Jay’s daughter Claire was a homemaker, but has returned to the business world. She is now the chief executive of her father’s business, Pritchett’s Closets and Blinds. She is married to Phil Dunphy, a realtor and a self-professed “cool dad”. They have three children: Haley Dunphy, a stereotypically ditzy teenage girl;Alex Dunphy, an intelligent but nerdy middle child; and Luke Dunphy, the off-beat only son.
Jay’s lawyer son Mitchell and his husband Cameron Tucker have one adopted daughter, Lily Tucker-Pritchett. As the name suggests, this family represents a modern-day family and episodes are comically based on situations that many families encounter in real life.
Emergence of forged families will require Christians to face cultural realities. Forged families as defined in “The Nuclear Family was a Mistake” implicitly include: unmarried partners, same-sex marriage, single parents, unwed mothers, and sundry other non-conforming relationships.

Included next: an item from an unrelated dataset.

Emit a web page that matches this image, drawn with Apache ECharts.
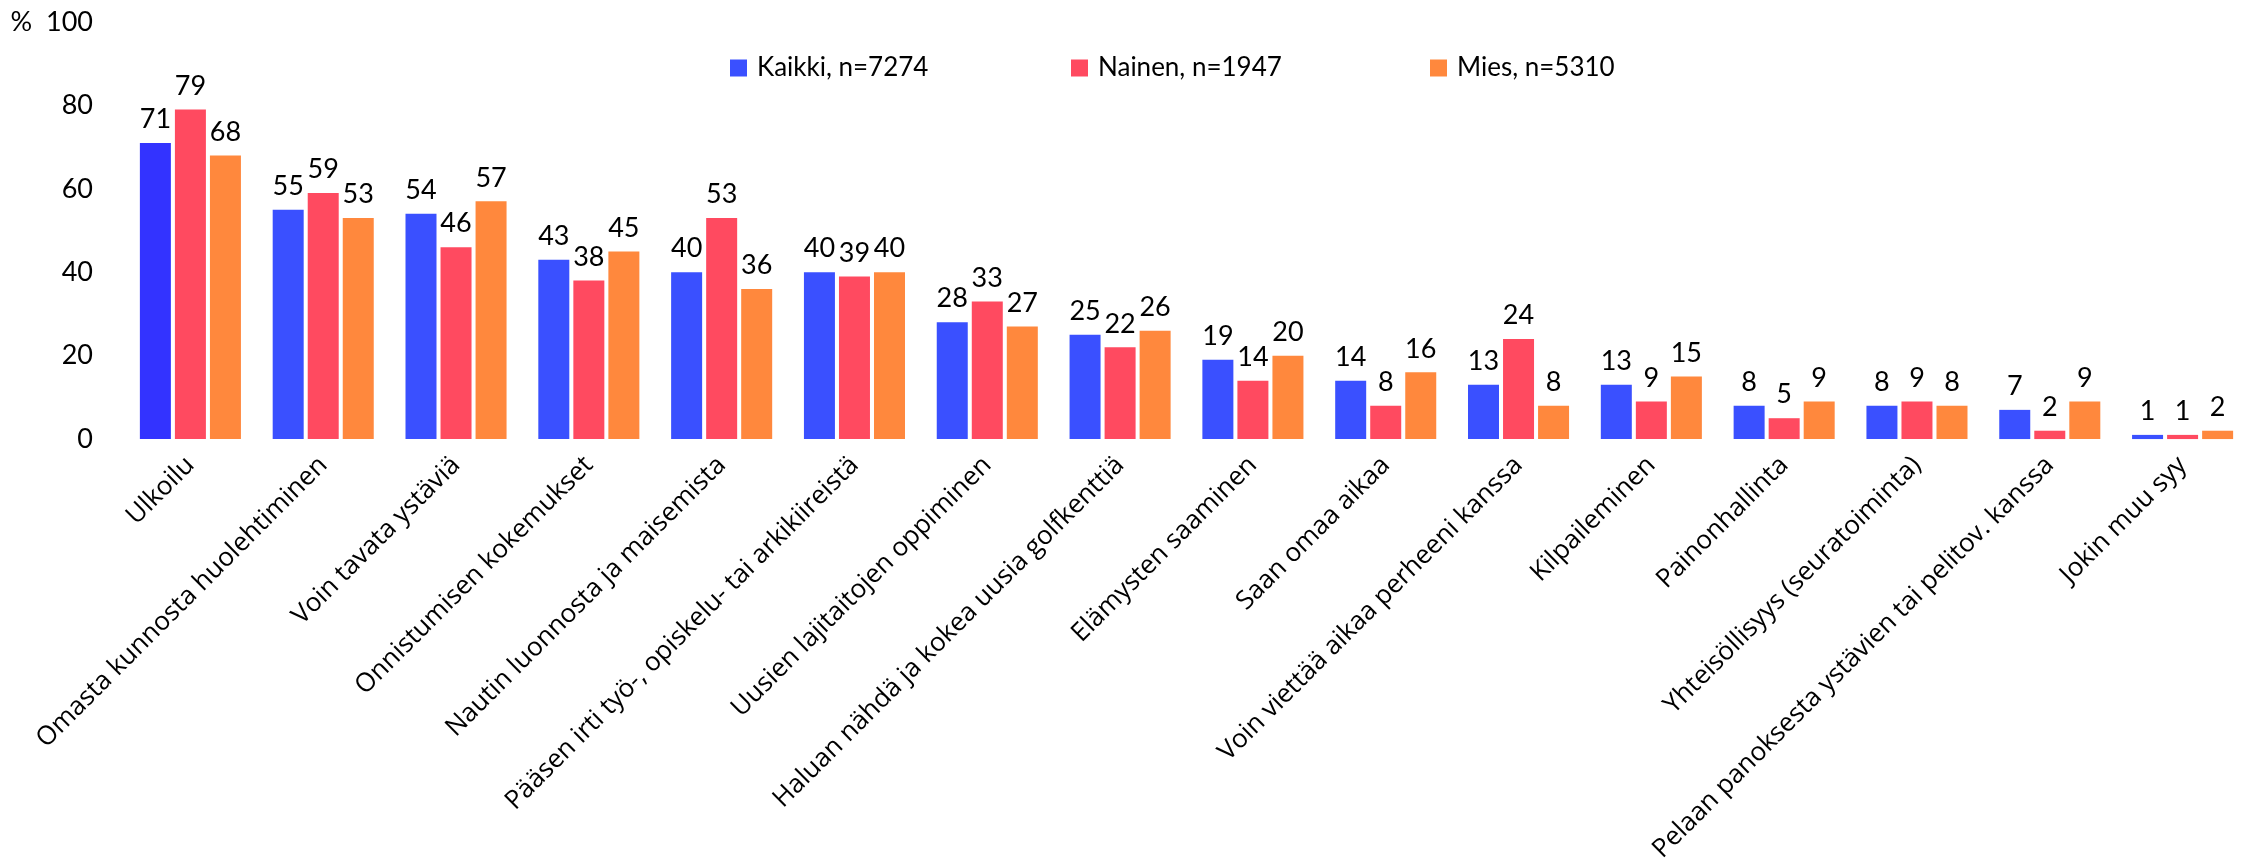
<!DOCTYPE html>
<html>
<head>
<meta charset="utf-8">
<script src="https://cdn.jsdelivr.net/npm/echarts@6/dist/echarts.min.js"></script>
<style>
  html, body { margin: 0; padding: 0; background: #fff; }
  .main { width: 2249px; height: 865px; }
</style>
</head>
<body>
<div class="main"></div>
<script>
var categories = [
  'Ulkoilu',
  'Omasta kunnosta huolehtiminen',
  'Voin tavata ystäviä',
  'Onnistumisen kokemukset',
  'Nautin luonnosta ja maisemista',
  'Pääsen irti työ-, opiskelu- tai arkikiireistä',
  'Uusien lajitaitojen oppiminen',
  'Haluan nähdä ja kokea uusia golfkenttiä',
  'Elämysten saaminen',
  'Saan omaa aikaa',
  'Voin viettää aikaa perheeni kanssa',
  'Kilpaileminen',
  'Painonhallinta',
  'Yhteisöllisyys (seuratoiminta)',
  'Pelaan panoksesta ystävien tai pelitov. kanssa',
  'Jokin muu syy'
];
var seriesNames = ['Kaikki, n=7274', 'Nainen, n=1947', 'Mies, n=5310'];
var kaikki = [71, 55, 54, 43, 40, 40, 28, 25, 19, 14, 13, 13, 8, 8, 7, 1];
var nainen = [79, 59, 46, 38, 53, 39, 33, 22, 14, 8, 24, 9, 5, 9, 2, 1];
var mies = [68, 53, 57, 45, 36, 40, 27, 26, 20, 16, 8, 15, 9, 8, 9, 2];
var yTicks = [0, 20, 40, 60, 80, 100];

var colors = ['#3a50ff', '#ff4a60', '#ff883d'];
var numFont = 'Lato, "Liberation Sans", sans-serif';

var myChart = echarts.init(document.querySelector('.main'));

function barSeries(name, values, color) {
  return {
    name: name,
    type: 'bar',
    data: values.map(function (v, i) {
      // the first Kaikki bar is a bit darker in the original
      if (name === seriesNames[0] && i === 0) {
        return { value: v, itemStyle: { color: '#3333ff' } };
      }
      return v;
    }),
    itemStyle: { color: color },
    barWidth: 31,
    barGap: '13%',
    label: {
      show: true,
      position: 'top',
      distance: 10,
      color: '#000',
      fontSize: 27,
      fontFamily: numFont
    }
  };
}

// one legend per series so each item sits where it does in the original
function oneLegend(i, left) {
  return {
    data: [seriesNames[i]],
    left: left,
    top: 50,
    itemWidth: 17,
    itemHeight: 17,
    icon: 'rect',
    textStyle: {
      color: '#000',
      fontSize: 26,
      fontFamily: numFont,
      padding: [0, 0, 0, 5]
    }
  };
}

var option = {
  animation: false,
  legend: [oneLegend(0, 725), oneLegend(1, 1066), oneLegend(2, 1425)],
  grid: { left: 124, top: 22, width: 2128, height: 421 },
  xAxis: {
    type: 'category',
    data: categories,
    axisLine: { show: false },
    axisTick: { show: false },
    axisLabel: {
      rotate: 45,
      interval: 0,
      margin: 22,
      color: '#000',
      fontSize: 26,
      fontFamily: '"Open Sans", "Noto Sans", sans-serif'
    }
  },
  yAxis: {
    type: 'value',
    min: yTicks[0],
    max: yTicks[yTicks.length - 1],
    interval: 20,
    splitLine: { show: false },
    axisLine: { show: false },
    axisTick: { show: false },
    axisLabel: {
      margin: 31,
      color: '#000',
      fontSize: 27,
      fontFamily: numFont,
      formatter: function (v) {
        return v === 100 ? '%  ' + v : String(v);
      }
    }
  },
  series: [
    barSeries(seriesNames[0], kaikki, colors[0]),
    barSeries(seriesNames[1], nainen, colors[1]),
    barSeries(seriesNames[2], mies, colors[2])
  ]
};
myChart.setOption(option);
</script>
</body>
</html>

Americans are hungering to live in extended and forged families, in ways that are new and ancient at the same time. This is a significant opportunity, a chance to thicken and broaden family relationships, a chance to allow more adults and children to live and grow under the loving gaze of a dozen pairs of eyes, and be caught, when they fall, by a dozen pairs of arms. For decades we have been eating at smaller and smaller tables, with fewer and fewer kin. It’s time to find ways to bring back the big tables.
All the while we are finding hope and encouragement for family, we will have to reconcile those opportunities with faith and doctrine. It is not an option to continue sticking our head in the sand.